Helen comes from a family with 3 generations of Japanese and Western music teachers, and was born and raised in Honolulu. Her Suzuki Teacher training includes study with Dr. Shinichi Suzuki for two and a half years at the Talent Education Institute in Matsumoto, Japan, where she received her Teacher Certification from him in 1973. She continued her Suzuki teacher training at the University of Tennessee with William Starr, and Louise Behrend at the School for Strings. In NYC, she also worked with Gerald Beal on violin performance skills. Helen is also most grateful to Felicity Lipman who traveled many years to give master classes for students in Hawaii.

In 1983, Helen became a Certified Teacher of the Alexander Technique at the American Center for the Alexander Technique in New York City. She taught AT in the Center’s Teacher Training Program for 4 years, and violin for 5 years before returning to Hawaii in 1987. From 1990 -1998, she taught with the late Hiroko Primrose who founded the Suzuki Violin Program at Punahou Music School.

Helen is currently the Director of Punahou Music School’s Suzuki Violin Program, and privately teaches nearly 30 violin students. Other teaching positions have included the University of Tennessee’s Suzuki Program, New York’s School for Strings, and the Diller-Quaille School of Music.

Helen enjoys exploring how Alexander Technique principles can complement Dr. Suzuki’s violin pedagogy and educational philosophy. In 2004, Helen was invited to give a presentation on this topic at the Suzuki Association of the Americas National Conference in Minneapolis. At the 2006, Conference, she and Hiroko Driver-Lippman, gave a Heritage Night Keynote Presentation, called Okagesamade (in your honorable shadow) Suzuki Sensei. During the SAA Conference in 2018, Helen was one of the panelists to give a presentation, “To Study is to Change”.

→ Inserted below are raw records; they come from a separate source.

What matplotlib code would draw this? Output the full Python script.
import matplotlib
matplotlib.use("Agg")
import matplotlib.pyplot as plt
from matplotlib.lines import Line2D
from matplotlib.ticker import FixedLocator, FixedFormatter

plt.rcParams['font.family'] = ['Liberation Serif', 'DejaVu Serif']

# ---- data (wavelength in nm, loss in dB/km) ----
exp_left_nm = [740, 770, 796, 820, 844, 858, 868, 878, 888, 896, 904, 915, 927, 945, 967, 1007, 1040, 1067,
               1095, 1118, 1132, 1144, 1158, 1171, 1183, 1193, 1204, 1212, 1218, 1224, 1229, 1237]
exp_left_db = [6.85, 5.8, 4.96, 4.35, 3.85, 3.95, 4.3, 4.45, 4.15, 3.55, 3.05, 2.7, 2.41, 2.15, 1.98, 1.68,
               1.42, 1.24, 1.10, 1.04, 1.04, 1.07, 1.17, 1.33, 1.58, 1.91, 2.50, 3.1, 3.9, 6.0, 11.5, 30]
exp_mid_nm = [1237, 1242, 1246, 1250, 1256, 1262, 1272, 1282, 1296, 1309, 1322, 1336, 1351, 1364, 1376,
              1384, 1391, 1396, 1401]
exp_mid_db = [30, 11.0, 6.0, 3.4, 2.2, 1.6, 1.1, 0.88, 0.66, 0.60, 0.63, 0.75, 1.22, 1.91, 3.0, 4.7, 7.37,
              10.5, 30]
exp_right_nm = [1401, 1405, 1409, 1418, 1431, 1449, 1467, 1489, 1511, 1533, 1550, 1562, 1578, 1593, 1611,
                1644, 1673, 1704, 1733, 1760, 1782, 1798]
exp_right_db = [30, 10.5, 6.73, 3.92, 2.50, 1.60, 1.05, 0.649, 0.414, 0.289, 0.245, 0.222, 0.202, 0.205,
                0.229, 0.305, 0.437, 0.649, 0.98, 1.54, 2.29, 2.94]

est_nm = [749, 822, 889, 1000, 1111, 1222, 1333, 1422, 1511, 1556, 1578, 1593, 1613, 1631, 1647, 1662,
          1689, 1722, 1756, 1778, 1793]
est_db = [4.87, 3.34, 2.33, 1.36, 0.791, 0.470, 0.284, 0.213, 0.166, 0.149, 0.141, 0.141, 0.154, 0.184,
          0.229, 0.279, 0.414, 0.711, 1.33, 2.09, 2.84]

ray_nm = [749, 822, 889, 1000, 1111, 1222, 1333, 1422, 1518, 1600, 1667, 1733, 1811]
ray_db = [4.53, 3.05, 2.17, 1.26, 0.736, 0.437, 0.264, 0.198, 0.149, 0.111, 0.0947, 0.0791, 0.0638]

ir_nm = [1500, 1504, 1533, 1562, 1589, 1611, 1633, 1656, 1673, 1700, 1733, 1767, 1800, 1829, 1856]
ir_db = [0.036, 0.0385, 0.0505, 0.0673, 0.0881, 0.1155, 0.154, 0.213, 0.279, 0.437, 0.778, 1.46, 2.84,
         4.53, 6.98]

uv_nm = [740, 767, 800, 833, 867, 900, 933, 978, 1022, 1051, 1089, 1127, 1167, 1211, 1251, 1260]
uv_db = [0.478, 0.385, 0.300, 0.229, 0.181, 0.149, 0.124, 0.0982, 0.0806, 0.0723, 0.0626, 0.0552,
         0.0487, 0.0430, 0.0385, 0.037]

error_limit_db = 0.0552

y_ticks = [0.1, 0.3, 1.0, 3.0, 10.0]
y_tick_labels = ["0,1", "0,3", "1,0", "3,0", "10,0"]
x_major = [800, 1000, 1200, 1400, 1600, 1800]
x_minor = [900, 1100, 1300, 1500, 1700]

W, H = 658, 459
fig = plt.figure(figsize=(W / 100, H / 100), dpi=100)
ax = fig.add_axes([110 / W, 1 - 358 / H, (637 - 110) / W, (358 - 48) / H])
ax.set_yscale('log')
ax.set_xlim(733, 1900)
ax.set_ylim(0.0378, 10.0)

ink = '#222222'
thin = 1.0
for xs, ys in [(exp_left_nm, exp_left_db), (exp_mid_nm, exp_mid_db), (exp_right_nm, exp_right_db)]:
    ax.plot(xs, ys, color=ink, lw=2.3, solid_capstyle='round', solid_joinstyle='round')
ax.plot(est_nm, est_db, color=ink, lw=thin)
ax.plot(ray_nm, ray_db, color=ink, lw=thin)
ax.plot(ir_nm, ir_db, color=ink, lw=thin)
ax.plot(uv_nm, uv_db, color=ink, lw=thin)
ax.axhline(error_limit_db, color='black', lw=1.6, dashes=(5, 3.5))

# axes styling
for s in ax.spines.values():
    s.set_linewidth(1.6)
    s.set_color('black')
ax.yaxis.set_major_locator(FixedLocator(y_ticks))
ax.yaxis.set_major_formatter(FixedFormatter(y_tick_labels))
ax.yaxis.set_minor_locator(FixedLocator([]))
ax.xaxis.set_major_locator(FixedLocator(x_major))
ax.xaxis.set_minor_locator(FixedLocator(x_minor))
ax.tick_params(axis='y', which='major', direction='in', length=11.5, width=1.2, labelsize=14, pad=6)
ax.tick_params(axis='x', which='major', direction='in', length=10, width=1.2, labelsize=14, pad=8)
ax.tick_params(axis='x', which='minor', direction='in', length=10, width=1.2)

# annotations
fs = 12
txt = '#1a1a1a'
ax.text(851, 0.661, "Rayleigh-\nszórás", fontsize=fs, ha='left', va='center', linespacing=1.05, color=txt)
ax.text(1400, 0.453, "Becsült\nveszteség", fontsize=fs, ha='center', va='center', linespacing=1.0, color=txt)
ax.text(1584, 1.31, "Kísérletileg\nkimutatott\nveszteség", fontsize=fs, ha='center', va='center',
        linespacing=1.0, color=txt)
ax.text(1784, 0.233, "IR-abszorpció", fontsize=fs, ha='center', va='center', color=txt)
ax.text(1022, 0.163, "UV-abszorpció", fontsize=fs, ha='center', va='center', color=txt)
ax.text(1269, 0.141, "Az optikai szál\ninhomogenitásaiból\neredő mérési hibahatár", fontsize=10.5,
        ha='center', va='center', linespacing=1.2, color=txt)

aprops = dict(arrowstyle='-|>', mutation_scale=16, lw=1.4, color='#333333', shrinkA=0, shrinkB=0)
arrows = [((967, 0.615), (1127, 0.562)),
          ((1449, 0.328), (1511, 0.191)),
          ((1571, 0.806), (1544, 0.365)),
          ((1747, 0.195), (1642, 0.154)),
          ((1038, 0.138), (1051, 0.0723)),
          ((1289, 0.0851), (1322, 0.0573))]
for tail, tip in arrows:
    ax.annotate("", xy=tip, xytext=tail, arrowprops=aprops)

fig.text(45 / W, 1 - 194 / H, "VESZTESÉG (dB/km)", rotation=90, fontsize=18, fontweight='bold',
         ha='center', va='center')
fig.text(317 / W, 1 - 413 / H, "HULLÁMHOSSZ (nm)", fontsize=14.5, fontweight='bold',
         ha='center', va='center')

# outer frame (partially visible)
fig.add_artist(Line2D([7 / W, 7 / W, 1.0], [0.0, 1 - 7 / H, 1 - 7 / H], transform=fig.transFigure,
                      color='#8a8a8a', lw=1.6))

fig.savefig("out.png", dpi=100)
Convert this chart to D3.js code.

Helen has been invited to teach at summer Institutes, including the Intermountain Suzuki String Institute, the Idaho Suzuki Summer Institute, the Northern California Suzuki Institute, the Peaks to Plains Suzuki Institute, and the Japan-Seattle Suzuki Institute.

Helen serves as the President of Suzuki Talent Education of Hawaii, (www.stehawaii.org), is a member of the Hawaii Symphony, and served as the part-time musicians’ representative on the Hawaii Symphony Musicians’ Orchestra Committee for over 20 years.